John Sculley: The Importance of Full and Frank Financial Disclosure
It has been reported that former Apple CEO John Sculley is being sued by his ex-wife, Carol Sculley, for "allegedly hiding more than $25 million in assets from her at the time of their divorce". The former couple settled their divorce in 2011. Carol claims that Sculley hid his assets by transferring them to family members.
In Ontario, section 56(4) of the Family Law Act provides:
A court may, on application set aside a domestic contract or a provision in it;
- If a party failed to disclose to the other significant assets, or significant debts or other liabilities, existing when the domestic contract was made;
- If a party did not understand the nature of consequences of the domestic contract; or
- Otherwise in accordance with the law of contract.

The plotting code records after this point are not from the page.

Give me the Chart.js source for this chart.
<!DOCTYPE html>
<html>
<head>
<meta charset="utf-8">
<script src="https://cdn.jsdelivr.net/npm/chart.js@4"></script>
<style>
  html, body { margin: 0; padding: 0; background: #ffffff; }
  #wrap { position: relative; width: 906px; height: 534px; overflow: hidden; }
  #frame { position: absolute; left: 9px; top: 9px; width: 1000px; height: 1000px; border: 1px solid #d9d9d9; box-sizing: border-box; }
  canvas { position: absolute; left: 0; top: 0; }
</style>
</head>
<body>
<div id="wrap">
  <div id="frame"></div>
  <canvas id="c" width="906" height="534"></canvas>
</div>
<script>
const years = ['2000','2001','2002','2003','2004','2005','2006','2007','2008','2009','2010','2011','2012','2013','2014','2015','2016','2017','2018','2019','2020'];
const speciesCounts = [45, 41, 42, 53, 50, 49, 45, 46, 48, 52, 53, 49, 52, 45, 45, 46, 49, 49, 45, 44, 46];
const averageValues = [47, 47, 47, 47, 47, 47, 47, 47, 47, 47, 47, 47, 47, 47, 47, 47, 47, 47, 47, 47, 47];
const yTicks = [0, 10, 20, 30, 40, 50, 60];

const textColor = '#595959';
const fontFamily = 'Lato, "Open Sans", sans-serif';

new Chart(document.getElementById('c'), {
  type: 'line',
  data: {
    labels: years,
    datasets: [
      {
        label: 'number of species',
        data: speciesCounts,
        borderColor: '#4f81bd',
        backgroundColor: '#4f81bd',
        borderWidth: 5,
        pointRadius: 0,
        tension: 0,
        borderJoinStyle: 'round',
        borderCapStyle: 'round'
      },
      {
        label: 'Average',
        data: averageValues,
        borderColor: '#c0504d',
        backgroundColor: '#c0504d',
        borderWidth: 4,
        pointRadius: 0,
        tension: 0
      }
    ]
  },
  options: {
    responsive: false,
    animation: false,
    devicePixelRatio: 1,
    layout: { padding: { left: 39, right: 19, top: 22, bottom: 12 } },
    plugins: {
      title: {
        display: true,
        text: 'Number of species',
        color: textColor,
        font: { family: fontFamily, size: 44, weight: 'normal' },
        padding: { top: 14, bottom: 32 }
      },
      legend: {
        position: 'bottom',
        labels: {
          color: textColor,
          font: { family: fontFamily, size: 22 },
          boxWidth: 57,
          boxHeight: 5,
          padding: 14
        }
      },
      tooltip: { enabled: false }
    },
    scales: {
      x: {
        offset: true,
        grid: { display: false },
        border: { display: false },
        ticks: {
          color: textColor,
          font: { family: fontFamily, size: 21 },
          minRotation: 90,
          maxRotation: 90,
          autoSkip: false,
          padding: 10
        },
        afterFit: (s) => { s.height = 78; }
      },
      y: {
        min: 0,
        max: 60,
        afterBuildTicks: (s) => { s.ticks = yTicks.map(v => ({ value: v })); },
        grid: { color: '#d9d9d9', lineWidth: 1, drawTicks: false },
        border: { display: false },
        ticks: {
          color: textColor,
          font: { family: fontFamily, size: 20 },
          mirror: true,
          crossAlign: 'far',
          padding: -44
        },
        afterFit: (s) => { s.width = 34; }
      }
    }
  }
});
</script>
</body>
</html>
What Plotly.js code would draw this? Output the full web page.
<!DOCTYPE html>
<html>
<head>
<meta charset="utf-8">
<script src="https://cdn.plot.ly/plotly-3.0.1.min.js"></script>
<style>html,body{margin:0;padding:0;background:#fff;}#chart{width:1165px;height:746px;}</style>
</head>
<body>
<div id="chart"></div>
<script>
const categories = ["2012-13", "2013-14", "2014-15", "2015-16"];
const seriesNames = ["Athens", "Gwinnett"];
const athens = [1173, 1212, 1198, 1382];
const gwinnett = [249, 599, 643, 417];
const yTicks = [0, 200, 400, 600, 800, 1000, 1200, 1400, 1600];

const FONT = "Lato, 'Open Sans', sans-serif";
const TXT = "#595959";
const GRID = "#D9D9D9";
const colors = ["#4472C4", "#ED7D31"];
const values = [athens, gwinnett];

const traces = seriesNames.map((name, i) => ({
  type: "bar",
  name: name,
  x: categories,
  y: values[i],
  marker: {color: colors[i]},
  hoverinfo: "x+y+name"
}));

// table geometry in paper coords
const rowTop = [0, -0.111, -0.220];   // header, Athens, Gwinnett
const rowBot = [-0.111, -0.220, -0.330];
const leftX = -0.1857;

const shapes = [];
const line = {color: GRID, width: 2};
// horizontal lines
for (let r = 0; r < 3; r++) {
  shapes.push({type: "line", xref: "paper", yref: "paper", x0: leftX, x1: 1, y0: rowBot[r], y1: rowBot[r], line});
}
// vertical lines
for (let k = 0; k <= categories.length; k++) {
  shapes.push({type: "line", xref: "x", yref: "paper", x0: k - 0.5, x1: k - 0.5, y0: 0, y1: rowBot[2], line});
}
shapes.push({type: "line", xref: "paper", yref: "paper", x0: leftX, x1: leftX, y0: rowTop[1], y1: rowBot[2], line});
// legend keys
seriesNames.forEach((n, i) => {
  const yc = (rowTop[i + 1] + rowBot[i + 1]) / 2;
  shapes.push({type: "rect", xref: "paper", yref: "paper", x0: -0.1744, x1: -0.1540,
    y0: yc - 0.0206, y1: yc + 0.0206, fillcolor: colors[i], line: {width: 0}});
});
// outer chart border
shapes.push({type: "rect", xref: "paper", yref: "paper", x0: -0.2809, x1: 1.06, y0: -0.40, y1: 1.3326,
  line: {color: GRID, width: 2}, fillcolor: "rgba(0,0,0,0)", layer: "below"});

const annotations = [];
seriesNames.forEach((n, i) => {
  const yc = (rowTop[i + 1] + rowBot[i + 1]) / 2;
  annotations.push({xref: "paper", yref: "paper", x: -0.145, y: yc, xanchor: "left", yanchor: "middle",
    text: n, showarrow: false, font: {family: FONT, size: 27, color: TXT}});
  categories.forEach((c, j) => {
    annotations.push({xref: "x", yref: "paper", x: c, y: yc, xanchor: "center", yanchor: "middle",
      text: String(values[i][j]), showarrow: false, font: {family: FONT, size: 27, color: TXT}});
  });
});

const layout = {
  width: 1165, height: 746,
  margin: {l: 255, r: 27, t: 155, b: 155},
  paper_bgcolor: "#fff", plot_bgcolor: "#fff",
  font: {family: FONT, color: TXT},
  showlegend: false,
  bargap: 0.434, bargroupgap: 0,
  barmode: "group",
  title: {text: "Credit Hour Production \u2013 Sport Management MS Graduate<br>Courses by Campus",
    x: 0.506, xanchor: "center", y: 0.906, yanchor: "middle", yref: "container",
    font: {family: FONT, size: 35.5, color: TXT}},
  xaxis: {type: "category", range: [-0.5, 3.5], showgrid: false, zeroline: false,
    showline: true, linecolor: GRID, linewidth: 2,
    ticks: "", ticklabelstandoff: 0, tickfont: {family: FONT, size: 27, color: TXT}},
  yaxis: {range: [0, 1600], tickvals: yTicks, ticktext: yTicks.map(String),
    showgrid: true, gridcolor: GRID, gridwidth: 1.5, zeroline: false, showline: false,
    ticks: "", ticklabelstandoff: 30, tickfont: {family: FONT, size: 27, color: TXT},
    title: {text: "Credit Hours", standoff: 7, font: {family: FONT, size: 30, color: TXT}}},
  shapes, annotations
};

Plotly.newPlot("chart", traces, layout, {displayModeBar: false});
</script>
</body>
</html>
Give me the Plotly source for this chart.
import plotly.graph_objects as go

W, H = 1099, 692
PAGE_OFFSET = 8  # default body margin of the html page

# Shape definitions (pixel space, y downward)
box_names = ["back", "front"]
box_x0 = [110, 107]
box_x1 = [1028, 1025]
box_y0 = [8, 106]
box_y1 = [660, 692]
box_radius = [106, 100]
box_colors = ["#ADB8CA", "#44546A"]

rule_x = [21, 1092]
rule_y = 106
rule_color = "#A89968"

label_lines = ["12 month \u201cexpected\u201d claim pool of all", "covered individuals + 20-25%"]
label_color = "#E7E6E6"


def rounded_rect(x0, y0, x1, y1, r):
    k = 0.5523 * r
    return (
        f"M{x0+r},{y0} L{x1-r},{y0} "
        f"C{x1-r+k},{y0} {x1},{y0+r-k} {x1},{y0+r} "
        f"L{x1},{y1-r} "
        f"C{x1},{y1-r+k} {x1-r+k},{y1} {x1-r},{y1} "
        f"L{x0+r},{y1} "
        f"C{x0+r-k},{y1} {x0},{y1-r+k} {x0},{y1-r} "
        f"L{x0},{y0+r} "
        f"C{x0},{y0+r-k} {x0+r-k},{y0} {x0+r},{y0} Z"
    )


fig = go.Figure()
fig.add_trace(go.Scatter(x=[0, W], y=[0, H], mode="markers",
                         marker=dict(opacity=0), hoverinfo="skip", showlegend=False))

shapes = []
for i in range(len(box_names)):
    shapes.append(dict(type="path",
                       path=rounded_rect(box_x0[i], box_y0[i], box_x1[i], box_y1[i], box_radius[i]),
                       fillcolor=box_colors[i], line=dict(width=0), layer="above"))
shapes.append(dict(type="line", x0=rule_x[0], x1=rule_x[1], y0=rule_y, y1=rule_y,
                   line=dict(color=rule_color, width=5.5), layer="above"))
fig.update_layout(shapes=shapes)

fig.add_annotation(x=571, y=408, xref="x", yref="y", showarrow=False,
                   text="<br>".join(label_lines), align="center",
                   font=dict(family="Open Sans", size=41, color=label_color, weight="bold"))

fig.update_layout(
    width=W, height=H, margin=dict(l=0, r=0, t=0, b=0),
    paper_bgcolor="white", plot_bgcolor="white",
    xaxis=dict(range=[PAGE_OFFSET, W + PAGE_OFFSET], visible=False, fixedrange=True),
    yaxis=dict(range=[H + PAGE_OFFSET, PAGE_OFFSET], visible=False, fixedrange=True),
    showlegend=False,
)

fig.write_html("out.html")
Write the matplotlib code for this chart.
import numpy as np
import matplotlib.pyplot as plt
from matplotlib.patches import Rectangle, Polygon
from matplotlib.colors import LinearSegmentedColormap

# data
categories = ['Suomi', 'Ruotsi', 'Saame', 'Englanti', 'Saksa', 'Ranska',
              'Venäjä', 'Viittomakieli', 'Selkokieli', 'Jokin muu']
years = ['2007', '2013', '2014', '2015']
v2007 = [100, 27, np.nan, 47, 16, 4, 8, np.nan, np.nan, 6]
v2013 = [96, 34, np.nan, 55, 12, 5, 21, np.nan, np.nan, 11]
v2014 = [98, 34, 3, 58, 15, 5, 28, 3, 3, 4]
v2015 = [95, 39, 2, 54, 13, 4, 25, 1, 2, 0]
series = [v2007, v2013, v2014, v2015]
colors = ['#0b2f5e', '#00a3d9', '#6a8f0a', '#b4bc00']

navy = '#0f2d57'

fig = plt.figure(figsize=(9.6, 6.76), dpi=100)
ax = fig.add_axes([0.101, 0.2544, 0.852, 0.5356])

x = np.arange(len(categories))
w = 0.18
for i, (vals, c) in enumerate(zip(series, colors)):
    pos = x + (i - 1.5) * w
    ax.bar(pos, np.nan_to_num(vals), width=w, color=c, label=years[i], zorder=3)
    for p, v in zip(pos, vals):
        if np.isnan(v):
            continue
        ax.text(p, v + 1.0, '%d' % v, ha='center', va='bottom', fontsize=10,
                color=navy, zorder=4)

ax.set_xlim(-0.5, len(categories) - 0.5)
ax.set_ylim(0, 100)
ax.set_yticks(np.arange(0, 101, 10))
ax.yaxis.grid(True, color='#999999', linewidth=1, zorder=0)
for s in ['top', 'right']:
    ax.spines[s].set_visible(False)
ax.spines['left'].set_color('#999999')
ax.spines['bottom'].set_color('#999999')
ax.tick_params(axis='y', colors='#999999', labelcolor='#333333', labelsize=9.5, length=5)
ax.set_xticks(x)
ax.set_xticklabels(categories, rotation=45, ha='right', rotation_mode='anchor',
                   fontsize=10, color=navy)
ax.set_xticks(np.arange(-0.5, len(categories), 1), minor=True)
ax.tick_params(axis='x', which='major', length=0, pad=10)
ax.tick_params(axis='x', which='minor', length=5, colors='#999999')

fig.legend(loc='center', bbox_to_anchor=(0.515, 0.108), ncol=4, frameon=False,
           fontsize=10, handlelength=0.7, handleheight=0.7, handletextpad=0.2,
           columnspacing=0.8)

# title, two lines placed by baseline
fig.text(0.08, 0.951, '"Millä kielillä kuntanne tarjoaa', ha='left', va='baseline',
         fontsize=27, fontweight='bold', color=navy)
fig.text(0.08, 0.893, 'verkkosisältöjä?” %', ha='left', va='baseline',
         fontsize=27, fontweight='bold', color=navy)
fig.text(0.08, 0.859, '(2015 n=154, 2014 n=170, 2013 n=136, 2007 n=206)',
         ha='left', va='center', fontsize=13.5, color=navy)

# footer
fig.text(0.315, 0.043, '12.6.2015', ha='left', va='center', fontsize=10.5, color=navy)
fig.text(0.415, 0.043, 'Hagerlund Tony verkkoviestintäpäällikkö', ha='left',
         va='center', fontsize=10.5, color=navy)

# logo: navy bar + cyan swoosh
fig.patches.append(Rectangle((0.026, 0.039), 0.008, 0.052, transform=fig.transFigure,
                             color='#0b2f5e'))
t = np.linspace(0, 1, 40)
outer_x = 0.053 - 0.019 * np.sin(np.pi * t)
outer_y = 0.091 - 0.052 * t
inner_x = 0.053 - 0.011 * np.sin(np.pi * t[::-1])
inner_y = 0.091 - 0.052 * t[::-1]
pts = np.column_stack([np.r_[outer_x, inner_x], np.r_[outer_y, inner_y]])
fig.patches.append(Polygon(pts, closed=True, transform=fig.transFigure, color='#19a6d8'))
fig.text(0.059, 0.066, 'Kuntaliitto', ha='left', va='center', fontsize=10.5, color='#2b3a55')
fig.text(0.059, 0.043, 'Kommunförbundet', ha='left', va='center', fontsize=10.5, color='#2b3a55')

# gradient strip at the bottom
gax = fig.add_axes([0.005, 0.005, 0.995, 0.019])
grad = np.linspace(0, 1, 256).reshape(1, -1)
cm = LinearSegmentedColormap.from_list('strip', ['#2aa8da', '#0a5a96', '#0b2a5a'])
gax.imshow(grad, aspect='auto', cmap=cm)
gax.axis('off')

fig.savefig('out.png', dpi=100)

As such, if the couple resided in Ontario, Carol may be able to attack the agreement on the basis of the lack of full and frank financial disclosure. Further, as a result of the lack of financial disclosure, Carol may have not understood the nature and consequences of the domestic contract.
Despite the fact that full and frank disclosure was not provided, however, it was held in Levan v Levan that:
A finding that a party has violated a provision of s. 56(4) of the Family Law Act does not automatically render the contract a nullity. Rather, a trial judge must determine whether it is appropriate, in the circumstances, to order that the contract be set aside. This is a discretionary exercise.
However, if Carol can demonstrate to a Court that Mr. Sculley intentionally hid $25 million in assets from her for the purposes of settling the divorce, a Court may be more inclined to set aside the Agreement. Upon setting aside the Separation Agreement or provisions contained therein, the parties would then have to reach an Agreement with respect to same or have a Court adjudicate the matter.